»»

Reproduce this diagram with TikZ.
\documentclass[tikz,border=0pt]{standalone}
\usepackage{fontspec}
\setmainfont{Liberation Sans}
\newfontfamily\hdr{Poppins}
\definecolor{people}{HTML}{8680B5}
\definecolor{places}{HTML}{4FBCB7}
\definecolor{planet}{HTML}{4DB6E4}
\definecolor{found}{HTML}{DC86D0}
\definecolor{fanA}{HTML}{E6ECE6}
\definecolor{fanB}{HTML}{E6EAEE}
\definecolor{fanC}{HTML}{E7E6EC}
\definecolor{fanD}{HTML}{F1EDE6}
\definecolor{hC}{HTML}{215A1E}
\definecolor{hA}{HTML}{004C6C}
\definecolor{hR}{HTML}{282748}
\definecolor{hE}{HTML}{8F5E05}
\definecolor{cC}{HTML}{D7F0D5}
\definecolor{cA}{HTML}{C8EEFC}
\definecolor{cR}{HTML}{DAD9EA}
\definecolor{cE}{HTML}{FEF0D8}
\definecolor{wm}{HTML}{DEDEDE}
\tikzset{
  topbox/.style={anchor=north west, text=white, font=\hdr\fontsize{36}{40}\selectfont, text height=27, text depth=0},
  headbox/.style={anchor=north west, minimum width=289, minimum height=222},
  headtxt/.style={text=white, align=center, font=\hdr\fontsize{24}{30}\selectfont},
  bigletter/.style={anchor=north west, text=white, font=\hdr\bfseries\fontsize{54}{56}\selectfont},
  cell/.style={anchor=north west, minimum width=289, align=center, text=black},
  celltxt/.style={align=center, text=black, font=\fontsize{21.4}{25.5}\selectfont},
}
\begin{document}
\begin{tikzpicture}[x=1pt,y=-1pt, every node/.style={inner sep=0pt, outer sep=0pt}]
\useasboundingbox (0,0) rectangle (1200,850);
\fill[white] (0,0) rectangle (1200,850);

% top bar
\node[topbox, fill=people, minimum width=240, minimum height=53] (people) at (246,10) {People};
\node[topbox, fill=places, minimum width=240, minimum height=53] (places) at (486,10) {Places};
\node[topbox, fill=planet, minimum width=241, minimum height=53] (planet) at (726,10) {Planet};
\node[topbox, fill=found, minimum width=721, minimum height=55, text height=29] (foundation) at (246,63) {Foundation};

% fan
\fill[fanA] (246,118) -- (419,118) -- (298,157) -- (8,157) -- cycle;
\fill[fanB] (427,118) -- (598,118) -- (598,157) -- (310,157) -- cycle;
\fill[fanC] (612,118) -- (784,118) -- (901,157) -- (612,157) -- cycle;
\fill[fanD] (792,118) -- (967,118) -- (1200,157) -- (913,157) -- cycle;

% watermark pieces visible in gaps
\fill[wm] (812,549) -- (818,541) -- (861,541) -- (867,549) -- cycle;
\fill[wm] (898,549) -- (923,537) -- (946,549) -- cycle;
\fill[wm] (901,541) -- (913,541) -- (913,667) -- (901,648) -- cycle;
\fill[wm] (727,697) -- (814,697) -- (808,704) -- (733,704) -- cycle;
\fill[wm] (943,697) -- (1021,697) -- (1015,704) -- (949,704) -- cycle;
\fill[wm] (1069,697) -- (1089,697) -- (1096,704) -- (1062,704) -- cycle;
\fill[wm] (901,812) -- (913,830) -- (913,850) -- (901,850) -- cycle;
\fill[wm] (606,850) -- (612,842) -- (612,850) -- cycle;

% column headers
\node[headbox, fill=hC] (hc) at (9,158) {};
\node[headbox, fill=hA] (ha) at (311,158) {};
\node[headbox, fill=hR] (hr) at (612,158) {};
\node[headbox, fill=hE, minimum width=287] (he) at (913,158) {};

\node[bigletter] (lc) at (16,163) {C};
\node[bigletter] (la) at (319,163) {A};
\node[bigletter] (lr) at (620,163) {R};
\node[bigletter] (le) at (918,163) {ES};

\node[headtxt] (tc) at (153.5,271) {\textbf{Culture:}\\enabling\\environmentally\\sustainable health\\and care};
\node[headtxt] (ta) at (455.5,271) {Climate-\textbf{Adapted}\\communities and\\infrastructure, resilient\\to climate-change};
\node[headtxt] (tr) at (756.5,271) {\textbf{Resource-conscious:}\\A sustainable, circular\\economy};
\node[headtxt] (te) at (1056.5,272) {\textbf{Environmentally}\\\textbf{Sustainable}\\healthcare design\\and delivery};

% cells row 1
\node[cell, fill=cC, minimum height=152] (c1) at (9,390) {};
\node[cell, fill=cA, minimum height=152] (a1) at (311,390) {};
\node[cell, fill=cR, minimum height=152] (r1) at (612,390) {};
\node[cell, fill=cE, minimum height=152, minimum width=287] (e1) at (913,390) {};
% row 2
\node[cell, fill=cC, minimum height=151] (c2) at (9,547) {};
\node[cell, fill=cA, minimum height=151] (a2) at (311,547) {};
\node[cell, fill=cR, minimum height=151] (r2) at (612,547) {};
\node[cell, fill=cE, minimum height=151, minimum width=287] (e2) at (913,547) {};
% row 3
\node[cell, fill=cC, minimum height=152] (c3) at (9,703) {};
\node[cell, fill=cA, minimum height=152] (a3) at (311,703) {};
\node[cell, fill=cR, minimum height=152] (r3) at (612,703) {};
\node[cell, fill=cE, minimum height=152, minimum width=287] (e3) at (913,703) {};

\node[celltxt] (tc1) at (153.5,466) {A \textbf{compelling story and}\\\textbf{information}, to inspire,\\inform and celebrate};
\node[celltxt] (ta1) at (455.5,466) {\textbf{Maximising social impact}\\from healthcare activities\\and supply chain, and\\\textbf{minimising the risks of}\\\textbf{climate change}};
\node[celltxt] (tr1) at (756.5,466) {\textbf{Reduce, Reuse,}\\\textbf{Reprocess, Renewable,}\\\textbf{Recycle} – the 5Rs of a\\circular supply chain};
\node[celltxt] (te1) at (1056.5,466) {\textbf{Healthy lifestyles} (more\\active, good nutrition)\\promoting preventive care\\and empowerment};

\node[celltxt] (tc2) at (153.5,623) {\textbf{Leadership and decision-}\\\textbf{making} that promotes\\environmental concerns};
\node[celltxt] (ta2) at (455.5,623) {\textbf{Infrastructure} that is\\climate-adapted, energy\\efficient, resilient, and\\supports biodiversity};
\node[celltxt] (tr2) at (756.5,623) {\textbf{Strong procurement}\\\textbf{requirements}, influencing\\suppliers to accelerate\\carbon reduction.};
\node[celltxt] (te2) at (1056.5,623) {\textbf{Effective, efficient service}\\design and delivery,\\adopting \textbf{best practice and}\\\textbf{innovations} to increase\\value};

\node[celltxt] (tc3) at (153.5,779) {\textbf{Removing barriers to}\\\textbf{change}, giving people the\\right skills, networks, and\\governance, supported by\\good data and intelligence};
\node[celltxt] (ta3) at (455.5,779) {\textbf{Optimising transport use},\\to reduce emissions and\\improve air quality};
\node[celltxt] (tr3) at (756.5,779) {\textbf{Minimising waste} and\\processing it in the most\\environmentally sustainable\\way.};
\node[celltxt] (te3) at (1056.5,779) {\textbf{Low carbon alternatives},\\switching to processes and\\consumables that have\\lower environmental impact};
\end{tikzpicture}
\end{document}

««

Return each line of the data exactly as written above.

### Response to this task
Reproduce this diagram with TikZ.
\documentclass[tikz,border=0pt]{standalone}
\usepackage{fontspec}
\setmainfont{Liberation Sans}
\newfontfamily\hdr{Poppins}
\definecolor{people}{HTML}{8680B5}
\definecolor{places}{HTML}{4FBCB7}
\definecolor{planet}{HTML}{4DB6E4}
\definecolor{found}{HTML}{DC86D0}
\definecolor{fanA}{HTML}{E6ECE6}
\definecolor{fanB}{HTML}{E6EAEE}
\definecolor{fanC}{HTML}{E7E6EC}
\definecolor{fanD}{HTML}{F1EDE6}
\definecolor{hC}{HTML}{215A1E}
\definecolor{hA}{HTML}{004C6C}
\definecolor{hR}{HTML}{282748}
\definecolor{hE}{HTML}{8F5E05}
\definecolor{cC}{HTML}{D7F0D5}
\definecolor{cA}{HTML}{C8EEFC}
\definecolor{cR}{HTML}{DAD9EA}
\definecolor{cE}{HTML}{FEF0D8}
\definecolor{wm}{HTML}{DEDEDE}
\tikzset{
  topbox/.style={anchor=north west, text=white, font=\hdr\fontsize{36}{40}\selectfont, text height=27, text depth=0},
  headbox/.style={anchor=north west, minimum width=289, minimum height=222},
  headtxt/.style={text=white, align=center, font=\hdr\fontsize{24}{30}\selectfont},
  bigletter/.style={anchor=north west, text=white, font=\hdr\bfseries\fontsize{54}{56}\selectfont},
  cell/.style={anchor=north west, minimum width=289, align=center, text=black},
  celltxt/.style={align=center, text=black, font=\fontsize{21.4}{25.5}\selectfont},
}
\begin{document}
\begin{tikzpicture}[x=1pt,y=-1pt, every node/.style={inner sep=0pt, outer sep=0pt}]
\useasboundingbox (0,0) rectangle (1200,850);
\fill[white] (0,0) rectangle (1200,850);

% top bar
\node[topbox, fill=people, minimum width=240, minimum height=53] (people) at (246,10) {People};
\node[topbox, fill=places, minimum width=240, minimum height=53] (places) at (486,10) {Places};
\node[topbox, fill=planet, minimum width=241, minimum height=53] (planet) at (726,10) {Planet};
\node[topbox, fill=found, minimum width=721, minimum height=55, text height=29] (foundation) at (246,63) {Foundation};

% fan
\fill[fanA] (246,118) -- (419,118) -- (298,157) -- (8,157) -- cycle;
\fill[fanB] (427,118) -- (598,118) -- (598,157) -- (310,157) -- cycle;
\fill[fanC] (612,118) -- (784,118) -- (901,157) -- (612,157) -- cycle;
\fill[fanD] (792,118) -- (967,118) -- (1200,157) -- (913,157) -- cycle;

% watermark pieces visible in gaps
\fill[wm] (812,549) -- (818,541) -- (861,541) -- (867,549) -- cycle;
\fill[wm] (898,549) -- (923,537) -- (946,549) -- cycle;
\fill[wm] (901,541) -- (913,541) -- (913,667) -- (901,648) -- cycle;
\fill[wm] (727,697) -- (814,697) -- (808,704) -- (733,704) -- cycle;
\fill[wm] (943,697) -- (1021,697) -- (1015,704) -- (949,704) -- cycle;
\fill[wm] (1069,697) -- (1089,697) -- (1096,704) -- (1062,704) -- cycle;
\fill[wm] (901,812) -- (913,830) -- (913,850) -- (901,850) -- cycle;
\fill[wm] (606,850) -- (612,842) -- (612,850) -- cycle;

% column headers
\node[headbox, fill=hC] (hc) at (9,158) {};
\node[headbox, fill=hA] (ha) at (311,158) {};
\node[headbox, fill=hR] (hr) at (612,158) {};
\node[headbox, fill=hE, minimum width=287] (he) at (913,158) {};

\node[bigletter] (lc) at (16,163) {C};
\node[bigletter] (la) at (319,163) {A};
\node[bigletter] (lr) at (620,163) {R};
\node[bigletter] (le) at (918,163) {ES};

\node[headtxt] (tc) at (153.5,271) {\textbf{Culture:}\\enabling\\environmentally\\sustainable health\\and care};
\node[headtxt] (ta) at (455.5,271) {Climate-\textbf{Adapted}\\communities and\\infrastructure, resilient\\to climate-change};
\node[headtxt] (tr) at (756.5,271) {\textbf{Resource-conscious:}\\A sustainable, circular\\economy};
\node[headtxt] (te) at (1056.5,272) {\textbf{Environmentally}\\\textbf{Sustainable}\\healthcare design\\and delivery};

% cells row 1
\node[cell, fill=cC, minimum height=152] (c1) at (9,390) {};
\node[cell, fill=cA, minimum height=152] (a1) at (311,390) {};
\node[cell, fill=cR, minimum height=152] (r1) at (612,390) {};
\node[cell, fill=cE, minimum height=152, minimum width=287] (e1) at (913,390) {};
% row 2
\node[cell, fill=cC, minimum height=151] (c2) at (9,547) {};
\node[cell, fill=cA, minimum height=151] (a2) at (311,547) {};
\node[cell, fill=cR, minimum height=151] (r2) at (612,547) {};
\node[cell, fill=cE, minimum height=151, minimum width=287] (e2) at (913,547) {};
% row 3
\node[cell, fill=cC, minimum height=152] (c3) at (9,703) {};
\node[cell, fill=cA, minimum height=152] (a3) at (311,703) {};
\node[cell, fill=cR, minimum height=152] (r3) at (612,703) {};
\node[cell, fill=cE, minimum height=152, minimum width=287] (e3) at (913,703) {};

\node[celltxt] (tc1) at (153.5,466) {A \textbf{compelling story and}\\\textbf{information}, to inspire,\\inform and celebrate};
\node[celltxt] (ta1) at (455.5,466) {\textbf{Maximising social impact}\\from healthcare activities\\and supply chain, and\\\textbf{minimising the risks of}\\\textbf{climate change}};
\node[celltxt] (tr1) at (756.5,466) {\textbf{Reduce, Reuse,}\\\textbf{Reprocess, Renewable,}\\\textbf{Recycle} – the 5Rs of a\\circular supply chain};
\node[celltxt] (te1) at (1056.5,466) {\textbf{Healthy lifestyles} (more\\active, good nutrition)\\promoting preventive care\\and empowerment};

\node[celltxt] (tc2) at (153.5,623) {\textbf{Leadership and decision-}\\\textbf{making} that promotes\\environmental concerns};
\node[celltxt] (ta2) at (455.5,623) {\textbf{Infrastructure} that is\\climate-adapted, energy\\efficient, resilient, and\\supports biodiversity};
\node[celltxt] (tr2) at (756.5,623) {\textbf{Strong procurement}\\\textbf{requirements}, influencing\\suppliers to accelerate\\carbon reduction.};
\node[celltxt] (te2) at (1056.5,623) {\textbf{Effective, efficient service}\\design and delivery,\\adopting \textbf{best practice and}\\\textbf{innovations} to increase\\value};

\node[celltxt] (tc3) at (153.5,779) {\textbf{Removing barriers to}\\\textbf{change}, giving people the\\right skills, networks, and\\governance, supported by\\good data and intelligence};
\node[celltxt] (ta3) at (455.5,779) {\textbf{Optimising transport use},\\to reduce emissions and\\improve air quality};
\node[celltxt] (tr3) at (756.5,779) {\textbf{Minimising waste} and\\processing it in the most\\environmentally sustainable\\way.};
\node[celltxt] (te3) at (1056.5,779) {\textbf{Low carbon alternatives},\\switching to processes and\\consumables that have\\lower environmental impact};
\end{tikzpicture}
\end{document}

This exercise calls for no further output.